[Records with drawing code]
○ ○ ○ ○ ○

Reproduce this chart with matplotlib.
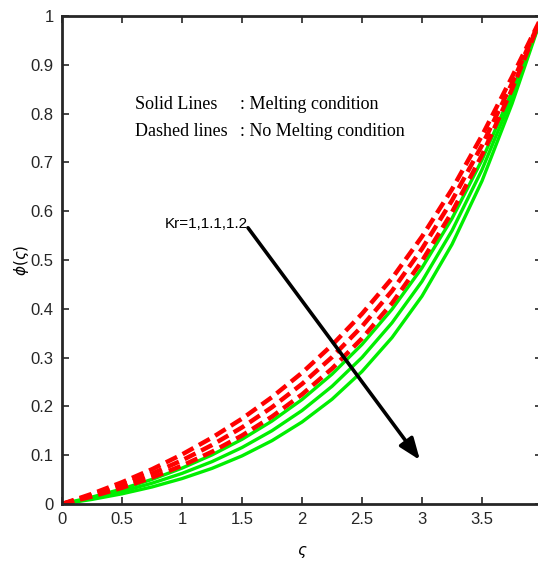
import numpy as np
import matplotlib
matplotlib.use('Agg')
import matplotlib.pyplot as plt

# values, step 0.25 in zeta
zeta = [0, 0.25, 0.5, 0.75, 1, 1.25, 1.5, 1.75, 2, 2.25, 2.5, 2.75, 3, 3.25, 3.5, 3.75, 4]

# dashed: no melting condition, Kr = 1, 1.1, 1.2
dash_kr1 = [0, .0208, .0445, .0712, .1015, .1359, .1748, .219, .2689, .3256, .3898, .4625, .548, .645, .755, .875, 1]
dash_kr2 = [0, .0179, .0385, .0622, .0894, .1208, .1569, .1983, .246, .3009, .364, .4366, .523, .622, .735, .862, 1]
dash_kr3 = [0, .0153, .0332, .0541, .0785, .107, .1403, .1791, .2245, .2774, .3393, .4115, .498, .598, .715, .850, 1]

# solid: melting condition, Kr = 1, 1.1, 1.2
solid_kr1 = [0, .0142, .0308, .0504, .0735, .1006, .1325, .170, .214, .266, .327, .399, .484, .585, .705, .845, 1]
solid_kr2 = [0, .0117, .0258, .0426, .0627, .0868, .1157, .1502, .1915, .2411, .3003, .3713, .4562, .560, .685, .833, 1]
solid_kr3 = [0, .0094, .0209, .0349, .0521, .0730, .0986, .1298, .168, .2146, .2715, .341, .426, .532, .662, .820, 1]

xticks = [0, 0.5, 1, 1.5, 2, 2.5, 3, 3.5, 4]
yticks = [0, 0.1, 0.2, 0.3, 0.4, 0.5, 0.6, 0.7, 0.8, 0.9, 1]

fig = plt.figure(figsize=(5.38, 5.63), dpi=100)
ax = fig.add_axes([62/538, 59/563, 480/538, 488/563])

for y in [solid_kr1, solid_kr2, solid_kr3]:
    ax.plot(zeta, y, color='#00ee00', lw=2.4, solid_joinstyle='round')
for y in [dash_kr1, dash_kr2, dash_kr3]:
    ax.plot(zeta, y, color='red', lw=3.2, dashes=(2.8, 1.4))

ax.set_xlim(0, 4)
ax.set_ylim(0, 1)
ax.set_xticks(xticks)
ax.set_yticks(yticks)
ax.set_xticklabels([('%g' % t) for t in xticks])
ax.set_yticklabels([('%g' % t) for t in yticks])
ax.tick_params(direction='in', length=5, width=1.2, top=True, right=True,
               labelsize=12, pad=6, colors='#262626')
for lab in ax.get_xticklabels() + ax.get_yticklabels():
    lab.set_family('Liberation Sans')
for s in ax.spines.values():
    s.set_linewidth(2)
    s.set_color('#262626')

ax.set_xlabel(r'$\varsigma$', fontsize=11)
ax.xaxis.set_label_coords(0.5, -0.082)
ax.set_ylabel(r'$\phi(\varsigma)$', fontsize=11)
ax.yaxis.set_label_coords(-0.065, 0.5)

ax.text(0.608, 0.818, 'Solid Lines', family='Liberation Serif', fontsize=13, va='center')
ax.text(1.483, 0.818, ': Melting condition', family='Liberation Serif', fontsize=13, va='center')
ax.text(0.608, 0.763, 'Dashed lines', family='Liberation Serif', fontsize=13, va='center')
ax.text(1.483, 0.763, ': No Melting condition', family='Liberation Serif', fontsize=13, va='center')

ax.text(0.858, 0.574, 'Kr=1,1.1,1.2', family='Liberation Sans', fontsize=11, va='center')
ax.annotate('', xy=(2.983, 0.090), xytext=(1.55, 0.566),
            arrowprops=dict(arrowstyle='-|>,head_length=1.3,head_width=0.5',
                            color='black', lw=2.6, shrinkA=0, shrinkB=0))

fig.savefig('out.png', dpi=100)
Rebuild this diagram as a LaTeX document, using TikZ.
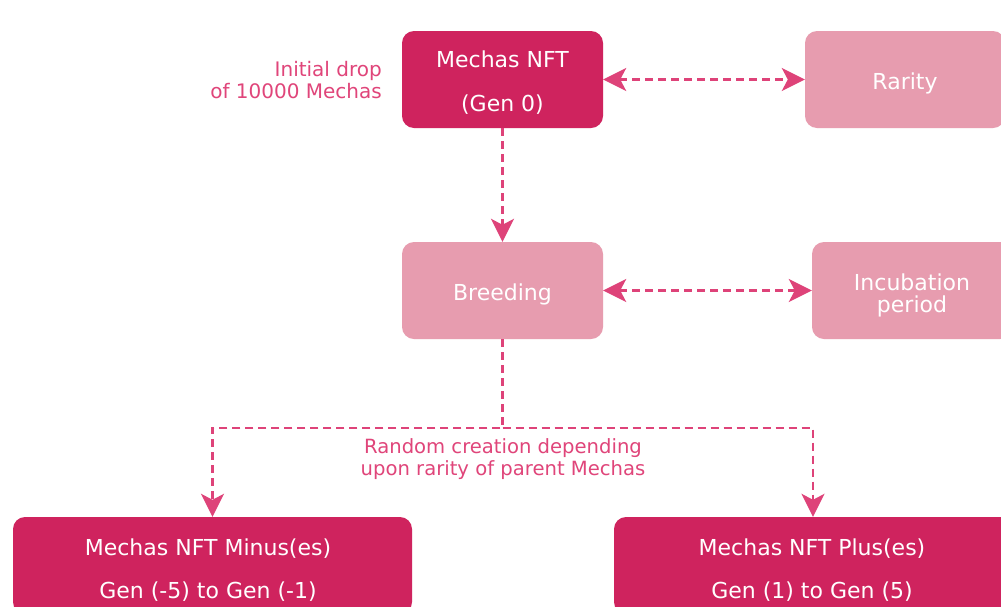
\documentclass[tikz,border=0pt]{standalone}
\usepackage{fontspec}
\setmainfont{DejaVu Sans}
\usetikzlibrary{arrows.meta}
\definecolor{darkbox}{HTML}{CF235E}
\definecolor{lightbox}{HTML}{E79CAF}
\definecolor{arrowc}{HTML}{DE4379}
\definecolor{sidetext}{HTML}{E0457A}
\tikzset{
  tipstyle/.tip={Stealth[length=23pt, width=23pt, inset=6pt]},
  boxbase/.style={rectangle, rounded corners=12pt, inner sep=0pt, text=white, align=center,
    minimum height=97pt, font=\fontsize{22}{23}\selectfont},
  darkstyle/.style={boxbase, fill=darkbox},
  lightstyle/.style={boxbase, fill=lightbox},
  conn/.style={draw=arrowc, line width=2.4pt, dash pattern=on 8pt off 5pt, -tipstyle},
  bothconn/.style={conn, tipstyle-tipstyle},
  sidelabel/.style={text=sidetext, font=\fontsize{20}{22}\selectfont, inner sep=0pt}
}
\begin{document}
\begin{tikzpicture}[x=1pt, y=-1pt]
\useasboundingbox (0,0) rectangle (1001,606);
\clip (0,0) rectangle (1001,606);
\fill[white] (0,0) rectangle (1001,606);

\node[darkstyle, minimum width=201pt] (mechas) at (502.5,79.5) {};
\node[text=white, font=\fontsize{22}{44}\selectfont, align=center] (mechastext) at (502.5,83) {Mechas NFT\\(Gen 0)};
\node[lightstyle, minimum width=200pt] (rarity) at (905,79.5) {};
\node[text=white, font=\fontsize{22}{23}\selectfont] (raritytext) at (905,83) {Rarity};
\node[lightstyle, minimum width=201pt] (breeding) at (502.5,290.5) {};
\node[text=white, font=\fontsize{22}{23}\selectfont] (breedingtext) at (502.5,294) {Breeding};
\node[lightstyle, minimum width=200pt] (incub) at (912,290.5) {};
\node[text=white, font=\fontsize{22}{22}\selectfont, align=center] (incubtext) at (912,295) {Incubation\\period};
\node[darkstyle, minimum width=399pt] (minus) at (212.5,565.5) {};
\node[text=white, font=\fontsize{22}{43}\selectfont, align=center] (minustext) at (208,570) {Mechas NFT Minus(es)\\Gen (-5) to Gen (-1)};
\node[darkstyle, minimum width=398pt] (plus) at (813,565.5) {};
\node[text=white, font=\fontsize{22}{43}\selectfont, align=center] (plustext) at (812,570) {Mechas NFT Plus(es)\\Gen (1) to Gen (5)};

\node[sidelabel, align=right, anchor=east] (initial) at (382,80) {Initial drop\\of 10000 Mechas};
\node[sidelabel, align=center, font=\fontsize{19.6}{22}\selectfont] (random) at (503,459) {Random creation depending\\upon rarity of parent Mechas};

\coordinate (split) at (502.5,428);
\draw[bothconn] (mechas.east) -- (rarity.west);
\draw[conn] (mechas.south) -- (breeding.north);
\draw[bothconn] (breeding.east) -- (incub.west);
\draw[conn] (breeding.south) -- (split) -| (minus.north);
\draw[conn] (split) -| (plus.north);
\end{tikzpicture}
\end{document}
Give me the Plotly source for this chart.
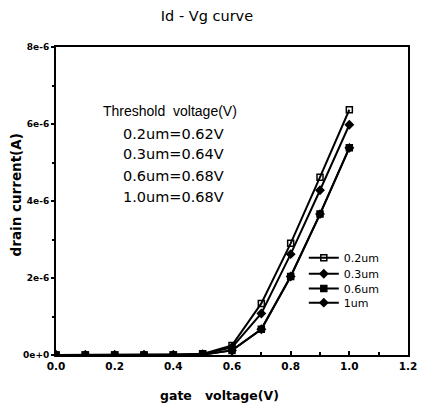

○ ○ ○ ○ ○

▸ WORK INSTRUCTIONS
Only the lines from the start of the material through the line containing "s.set_color('#262626')" should be transcribed. Pictures stay out.

▸ ANSWER TO THE EXERCISE
Reproduce this chart with matplotlib.
import numpy as np
import matplotlib
matplotlib.use('Agg')
import matplotlib.pyplot as plt

# values, step 0.25 in zeta
zeta = [0, 0.25, 0.5, 0.75, 1, 1.25, 1.5, 1.75, 2, 2.25, 2.5, 2.75, 3, 3.25, 3.5, 3.75, 4]

# dashed: no melting condition, Kr = 1, 1.1, 1.2
dash_kr1 = [0, .0208, .0445, .0712, .1015, .1359, .1748, .219, .2689, .3256, .3898, .4625, .548, .645, .755, .875, 1]
dash_kr2 = [0, .0179, .0385, .0622, .0894, .1208, .1569, .1983, .246, .3009, .364, .4366, .523, .622, .735, .862, 1]
dash_kr3 = [0, .0153, .0332, .0541, .0785, .107, .1403, .1791, .2245, .2774, .3393, .4115, .498, .598, .715, .850, 1]

# solid: melting condition, Kr = 1, 1.1, 1.2
solid_kr1 = [0, .0142, .0308, .0504, .0735, .1006, .1325, .170, .214, .266, .327, .399, .484, .585, .705, .845, 1]
solid_kr2 = [0, .0117, .0258, .0426, .0627, .0868, .1157, .1502, .1915, .2411, .3003, .3713, .4562, .560, .685, .833, 1]
solid_kr3 = [0, .0094, .0209, .0349, .0521, .0730, .0986, .1298, .168, .2146, .2715, .341, .426, .532, .662, .820, 1]

xticks = [0, 0.5, 1, 1.5, 2, 2.5, 3, 3.5, 4]
yticks = [0, 0.1, 0.2, 0.3, 0.4, 0.5, 0.6, 0.7, 0.8, 0.9, 1]

fig = plt.figure(figsize=(5.38, 5.63), dpi=100)
ax = fig.add_axes([62/538, 59/563, 480/538, 488/563])

for y in [solid_kr1, solid_kr2, solid_kr3]:
    ax.plot(zeta, y, color='#00ee00', lw=2.4, solid_joinstyle='round')
for y in [dash_kr1, dash_kr2, dash_kr3]:
    ax.plot(zeta, y, color='red', lw=3.2, dashes=(2.8, 1.4))

ax.set_xlim(0, 4)
ax.set_ylim(0, 1)
ax.set_xticks(xticks)
ax.set_yticks(yticks)
ax.set_xticklabels([('%g' % t) for t in xticks])
ax.set_yticklabels([('%g' % t) for t in yticks])
ax.tick_params(direction='in', length=5, width=1.2, top=True, right=True,
               labelsize=12, pad=6, colors='#262626')
for lab in ax.get_xticklabels() + ax.get_yticklabels():
    lab.set_family('Liberation Sans')
for s in ax.spines.values():
    s.set_linewidth(2)
    s.set_color('#262626')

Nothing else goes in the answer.